Lo mismo sucede con un formato (el del documental faunístico) que en las manos de Gutiérrez Acha es gratamente ennoblecido. 'Guadalquivir', cuyo origen etimológico nos remite al concepto de ''río grande'' es precisamente la
película-río entendida en el sentido más literal. La cinta, al igual que su indiscutible estrella principal, nace en la Sierra de Cazorla y muere en el Océano Atlántico. Del punto de partida a la línea de meta, la voz y el ''duende'' de Estrella Morente narran, a través de una poesía algo obvia pero igualmente sincera y efectiva, los avatares en las vidas de unos personajes -sí- que se adaptan a la perfección a los gustos del documentalista. Los outsiders, parias, marginados... es decir, aquellos que parecen no tener cabida en la manada, usados, irónicamente, y una vez más, para apreciar mejor la consistencia y equilibrio de la familia más grande de todas, aquella cuya madre no es otra que la mismísima naturaleza.
Algo cursi, tal vez, pero no por ello menos válido. Al fin y al cabo, cantarle a la vida, afortunadamente, sigue siendo una actividad lícita.
Loable si ésta recae en alguien que tan sinceramente cree en el cometido. En este sentido, 'Guadalquivir' es seguramente la obra mayor de un autor experto en tapar sus carencias (o limitaciones exógenas) con otras tantas virtudes (por ejemplo, las dificultades en cerrar de forma contundente algunos de los capítulos de sus historias queda compensada por su buen proceso de cocción y por su voracidad a la hora de buscar nuevos escenarios y situaciones), y cuya honestidad en estos menesteres es tan infranqueablemente incuestionable como lo es su pasión a la hora de hacer lo que mejor se le da. Esto es,
reivindicar, sin atisbo de exceso de peso en el equipaje, los tesoros que nos empeñamos en destruir o, lo que viene a ser lo mismo, en olvidar.
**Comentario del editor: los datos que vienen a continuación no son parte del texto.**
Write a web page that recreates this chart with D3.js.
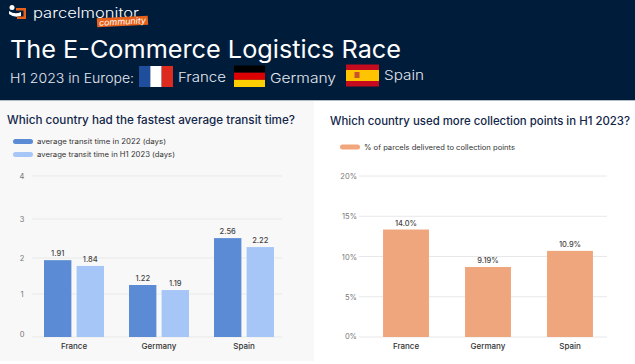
<!DOCTYPE html>
<html>
<head>
<meta charset="utf-8">
<script src="https://cdnjs.cloudflare.com/ajax/libs/d3/7.8.5/d3.min.js"></script>
<style>
html, body { margin: 0; padding: 0; background: #fff; overflow: hidden; }
text { font-family: Inter, "Noto Sans", sans-serif; }
</style>
</head>
<body>
<div id="chart"></div>
<script>
const countries = ["France", "Germany", "Spain"];

// bar heights read against the gridlines; the printed labels don't quite agree with them
const transit2022 = [1.94, 1.25, 2.51];
const transitH1 = [1.78, 1.11, 2.28];
const transit2022Labels = ["1.91", "1.22", "2.56"];
const transitH1Labels = ["1.84", "1.19", "2.22"];
const transitTicks = [0, 1, 2, 3, 4];

const collection = [13.35, 8.7, 10.7];
const collectionLabels = ["14.0%", "9.19%", "10.9%"];
const collectionTicks = [0, 5, 10, 15, 20];

const navy = "#001c3b";
const svg = d3.select("#chart").append("svg")
    .attr("width", 635)
    .attr("height", 364)
    .style("display", "block");

// backgrounds
svg.append("rect").attr("width", 635).attr("height", 100).attr("fill", navy);
svg.append("rect").attr("y", 100).attr("width", 635).attr("height", 1).attr("fill", "#b4bac6");
svg.append("rect").attr("y", 101).attr("width", 314).attr("height", 260).attr("fill", "#f8f8f8");

function label(x, y, str, size, fill, weight, len) {
    const t = svg.append("text")
        .attr("x", x)
        .attr("y", y)
        .attr("font-size", size)
        .attr("fill", fill)
        .attr("font-weight", weight || 400)
        .text(str);
    if (len) t.attr("textLength", len).attr("lengthAdjust", "spacingAndGlyphs");
    return t;
}

// logo
svg.append("circle").attr("cx", 12).attr("cy", 7.5).attr("r", 2.5).attr("fill", "#fff");
svg.append("path")
    .attr("d", "M9 11 Q15 15 21 12 L21 16 Q14 18 9 14 Z")
    .attr("fill", "#fff");
svg.append("path")
    .attr("d", "M16 8 H26 V19 H17 V16.5 H23.5 V10.5 H16 Z")
    .attr("fill", "#e8611a");
label(33, 18, "parcelmonitor", 14, "#fff", 300, 106);
svg.append("g")
    .attr("transform", "rotate(-3 123 22)")
    .call(g => {
        g.append("rect").attr("x", 97).attr("y", 17).attr("width", 51).attr("height", 9).attr("fill", "#e8611a");
        g.append("text").attr("x", 99).attr("y", 24.5).attr("font-size", 8.5).attr("fill", "#fff")
            .attr("font-style", "italic").attr("textLength", 47).attr("lengthAdjust", "spacingAndGlyphs").text("community");
    });

// header text
label(10, 58, "The E-Commerce Logistics Race", 24.5, "#fff", 400, 391);
label(10, 83, "H1 2023 in Europe:", 13.5, "#e4e8ee", 300, 124);
label(178, 82, "France", 13.5, "#e4e8ee", 300, 48);
label(270, 83, "Germany", 13.5, "#e4e8ee", 300, 66);
label(384, 80, "Spain", 13.5, "#e4e8ee", 300, 40);

// flags
function flag(x, y, w, h, stripes, vertical) {
    const total = d3.sum(stripes, d => d[1]);
    const s = d3.scaleLinear().domain([0, total]).range([0, vertical ? w : h]);
    let pos = 0;
    stripes.forEach(d => {
        svg.append("rect")
            .attr("x", vertical ? x + s(pos) : x)
            .attr("y", vertical ? y : y + s(pos))
            .attr("width", vertical ? s(d[1]) : w)
            .attr("height", vertical ? h : s(d[1]))
            .attr("fill", d[0]);
        pos += d[1];
    });
}
flag(139, 66, 34, 21, [["#1f4f9c", 1], ["#fff", 1], ["#de2b20", 1]], true);
flag(234, 65.5, 31, 21.5, [["#000", 1], ["#dd0000", 1], ["#ffce00", 1]], false);
flag(346, 64.5, 33, 22, [["#c60b1e", 1], ["#ffc400", 2], ["#c60b1e", 1]], false);
svg.append("rect").attr("x", 354.5).attr("y", 72).attr("width", 5).attr("height", 6).attr("fill", "#c8552a");

// left chart
label(7, 124, "Which country had the fastest average transit time?", 11.5, "#12264a", 500, 288);

const legendLeft = [["#5b8bd4", "average transit time in 2022 (days)"], ["#a6c6f7", "average transit time in H1 2023 (days)"]];
legendLeft.forEach((d, i) => {
    svg.append("rect").attr("x", 13).attr("y", 139 + i * 13).attr("width", 20).attr("height", 5)
        .attr("rx", 2.5).attr("fill", d[0]);
    label(37, 144 + i * 13, d[1], 7, "#333", 400, i ? 138 : 129);
});

const xLeft = d3.scaleBand().domain(countries).range([31.5, 286.5]);
const xLeftInner = d3.scaleBand().domain([0, 1]).range([0, 60]).paddingInner(0.16);
// gridlines in the picture aren't evenly spaced, so the scale is piecewise
const yLeft = d3.scaleLinear().domain(transitTicks).range([337, 294, 258, 219, 176]);

svg.append("g").selectAll("line").data(transitTicks).join("line")
    .attr("x1", 32).attr("x2", 282)
    .attr("y1", d => yLeft(d)).attr("y2", d => yLeft(d))
    .attr("stroke", "#e9e9e9");
svg.append("g").selectAll("text").data(transitTicks).join("text")
    .attr("x", 22).attr("y", d => yLeft(d) + (d === 0 ? -0.5 : 3))
    .attr("text-anchor", "middle").attr("font-size", 7.5).attr("fill", "#777")
    .text(d => d);

[[transit2022, transit2022Labels, "#5b8bd4"], [transitH1, transitH1Labels, "#a6c6f7"]].forEach((s, i) => {
    const g = svg.append("g");
    const bx = (d, j) => xLeft(countries[j]) + (xLeft.bandwidth() - 60) / 2 + xLeftInner(i);
    g.selectAll("rect").data(s[0]).join("rect")
        .attr("x", bx)
        .attr("y", d => yLeft(d))
        .attr("width", xLeftInner.bandwidth())
        .attr("height", d => yLeft(0) - yLeft(d))
        .attr("fill", s[2]);
    g.selectAll("text").data(s[0]).join("text")
        .attr("x", (d, j) => bx(d, j) + xLeftInner.bandwidth() / 2)
        .attr("y", d => yLeft(d) - 4)
        .attr("text-anchor", "middle").attr("font-size", 7.5).attr("font-weight", 500).attr("fill", "#444")
        .text((d, j) => s[1][j]);
});
svg.append("g").selectAll("text").data(countries).join("text")
    .attr("x", d => xLeft(d) + xLeft.bandwidth() / 2)
    .attr("y", 349)
    .attr("text-anchor", "middle").attr("font-size", 8).attr("font-weight", 500).attr("fill", "#333")
    .text(d => d);

// right chart
label(330, 125, "Which country used more collection points in H1 2023?", 11.5, "#12264a", 500, 300);
svg.append("rect").attr("x", 340).attr("y", 144.5).attr("width", 20).attr("height", 5).attr("rx", 2.5).attr("fill", "#f2a67c");
label(364, 150, "% of parcels delivered to collection points", 7, "#333", 400, 151);

const xRight = d3.scaleBand().domain(countries).range([365, 611]).paddingInner(0.44).paddingOuter(0.22);
const yRight = d3.scaleLinear().domain([0, 20]).range([337, 176]);

svg.append("g").selectAll("line").data(collectionTicks).join("line")
    .attr("x1", 359).attr("x2", 607)
    .attr("y1", d => yRight(d)).attr("y2", d => yRight(d))
    .attr("stroke", "#e8e8ea");
svg.append("g").selectAll("text").data(collectionTicks).join("text")
    .attr("x", 357).attr("y", d => yRight(d) + (d === 0 ? 1.5 : 3))
    .attr("text-anchor", "end").attr("font-size", 7.5).attr("fill", "#777")
    .text(d => d + "%");
svg.append("g").selectAll("rect").data(collection).join("rect")
    .attr("x", (d, j) => xRight(countries[j]))
    .attr("y", d => yRight(d))
    .attr("width", xRight.bandwidth())
    .attr("height", d => yRight(0) - yRight(d))
    .attr("fill", "#f0a67c");
svg.append("g").selectAll("text").data(collection).join("text")
    .attr("x", (d, j) => xRight(countries[j]) + xRight.bandwidth() / 2)
    .attr("y", d => yRight(d) - 4)
    .attr("text-anchor", "middle").attr("font-size", 7.5).attr("font-weight", 500).attr("fill", "#444")
    .text((d, j) => collectionLabels[j]);
svg.append("g").selectAll("text").data(countries).join("text")
    .attr("x", d => xRight(d) + xRight.bandwidth() / 2)
    .attr("y", 349)
    .attr("text-anchor", "middle").attr("font-size", 8).attr("font-weight", 500).attr("fill", "#333")
    .text(d => d);
</script>
</body>
</html>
Efectivamente, aunque la propuesta incite a nuestro subconsciente de la forma más grosera, la gran pantalla no ha decidido pasarse al prolífico comercio de siestas; por el contrario, sigue intentando, a través de su
incontenible fuerza estético-espiritual que no cerremos los ojos más que para pestañear... incluso en las franjas horarias más comprometidas.